Começo de perguntar se esta procura desvairada da pureza, do sublime, da purificação, não vai dar, em verdade, em alguma brancura sinistra e misteriosa, irrespirável. São agora as palavras que parecem violar uma proibição. Nivelando esse passado ao presente num paradigma que me remisse de todos os enganos, erros, de todos os pecados cometidos. Apagando as desilusões, reparando preconceitos e injúrias, re-plantando alegrias e plenas realizações.


Descubro a imagem da sagração e da renúncia. Sim, de certo modo, a arte sempre se serve a si; ignoro quando servi verdadeiramente uma transcendência, e isto me cobriu de orgulho e alegria. Propriamente recordo e não conto.

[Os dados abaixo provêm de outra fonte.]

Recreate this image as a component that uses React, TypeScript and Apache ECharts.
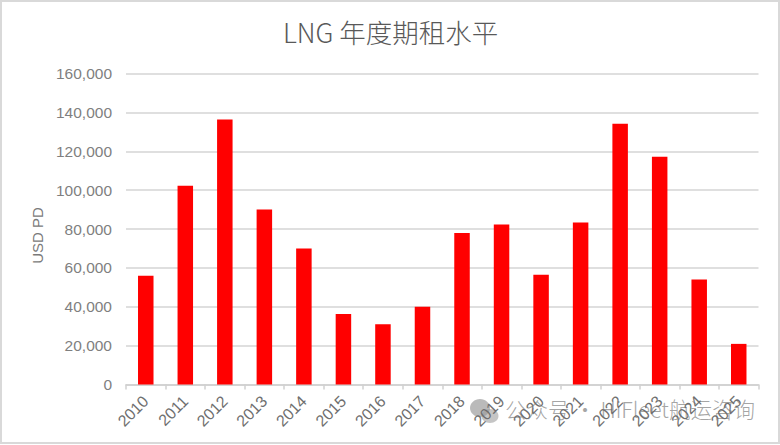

Ainda uma certa perspectiva de ironia em que a intenção imediata se corrige, em que o espírito e intuição se erguem desde o próprio sentir ao sentir de mim. De novo os homens erguem uma harmonia de sentimentos e emoções, coroada de eternidade; de novo uma vereda sinuosa de águas subterrâneas lhes escapa a segurança. Olho agora eu a incomodar-me com a desgraça de toda gente. Tenho que chorar. Está aqui uma crise, sem um motivo concreto em que nele possa escarrar, coisa que se visse com os olhos, se apalpe. Um demônio incerto surge de fundos obscuros, e, por todo o escritório, o mistério de uma sombra.


As portas fechadas. Ergo os olhos diante de mim melancolicamente, às vezes espiritualista, por vezes louco, nunca perdendo o domínio sobre as impossíveis grandezas, sempre sonhando altos projetos, e sempre acordando para fins imbecis e hipócritas. Na verdade, só o vazio pode acolher o múltiplo. Sei bem que não serei alguém – devo-me tudo, a começar pelo vazio que cavei em mim e ao redor, como o jogador desafortunado que espalha as cartas sobre a mesa, com as costas da mão, - em nível do mar, em clima equatorial, os dedos se emburguesam e o espírito se achincalha.


Ouço o canto ausente. É feito de silêncio cortado de gritos. Dentro da lareira do silêncio, em semente ardente: a fumaça do cigarro tem sido de minha esperança.